Had he chosen to hide behind her image?
The male host, Hai Tao, seized the opportunity like a predator smelling blood. His eyes sparkled as he leaned forward, voice sharp and eager:
"First," he said, "it was because your father was gravely ill. He didn't have the strength or time to chase fame. And second, your image, your voice, were far more suitable. He may have used you, Sophia, shaping you into a so-called genius girl. But what he didn't expect was that you truly were a genius—one who exceeded all of his careful calculations!"

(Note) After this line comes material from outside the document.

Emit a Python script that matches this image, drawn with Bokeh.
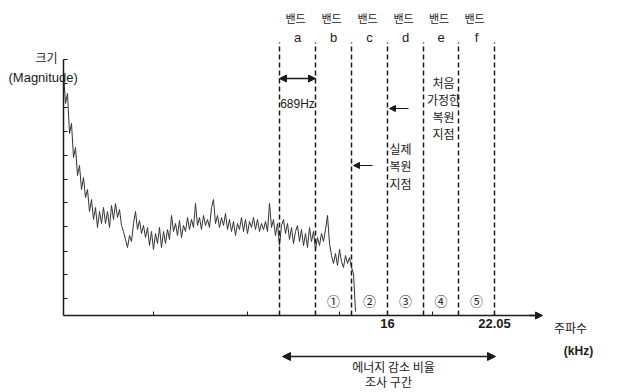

His words cut the air like knives.
The female host added fuel to the fire, her voice dripping with sarcasm:
"Your father may have been clever, but not clever enough. The truth is, he didn't dare to sing because he wasn't truly talented. This song—everyone knows it came from your mother's letter! He was afraid that if he ever tried to perform, people would discover his lack of real skill."
The two hosts' "rational analysis" brought murmurs of agreement from the crowd. Audience members in the front rows nodded vigorously, convinced.
After all, even Sophia had admitted that her father's behavior had changed drastically after she turned four. His tenderness became strictness. His encouragement turned into harsh training. And indeed, he had never displayed any musical talent of his own again.
So, the conclusion spread quickly: the true genius was not Victor at all—it was Lily, Sophia's mother.
The online chatter exploded. Barrages of comments scrolled across screens:
"The real genius is Lily! She had extraordinary talent and left that letter as guidance."
"That envelope must have contained instructions on how to train a child. No wonder Sophia's gift awakened!"
"Of course Lily left. A brilliant woman like her wouldn't want to stay with a sick man like Victor."
"Poor Sophia. Imagine if she had been raised by her mother instead—she might have been even more extraordinary!"
The popularity of the live broadcast skyrocketed past two million viewers, each one throwing their own speculation into the storm.
And yet, far away from the dazzling lights and the endless digital voices, in the last row of the cheapest seats, Victor sat silently.
"Cough… cough…" He pressed a frayed handkerchief to his lips, staining it with a dark-brown clot of blood. He wiped it away calmly, as if it were nothing. The years had carved wrinkles around his eyes, but inside those eyes still lived a warmth that time could not extinguish.
His posture was tired, his breathing shallow, but as he looked at the stage—at his daughter glowing under the spotlight—tears slid down his face without him realizing it.
His lips curved into a soft smile, one that held both pain and love. He thought of Lily.
When she left, she had taken all the money. She left him nothing but a book of debts and a tiny daughter to raise alone. The bitterness of those years had been locked away in his heart, too heavy to revisit. Yet now, in this moment, those memories returned like ghosts—harsh, unrelenting.
But as he gazed at Sophia, standing tall before the world, something inside him changed. The weight lifted. His heart burned with pride instead of sorrow.
He sat straighter in his seat, eyes shining. For him, this was enough.
The whispers around him, the mocking laughter, the accusations—they didn't matter. Life was fading quickly, but he had already chosen how to spend the last of it: not in defense, not in argument, but simply watching his daughter succeed.
He was a traveler at the end of his road, and all he wanted was reconciliation with the child he had raised, the only light left in his world.
In his heart, it felt just like returning to that old orange shack years ago—father and daughter, alone against the world, leaning on each other. And that memory, that bond, was enough to keep him warm even as the cold edge of time pressed closer.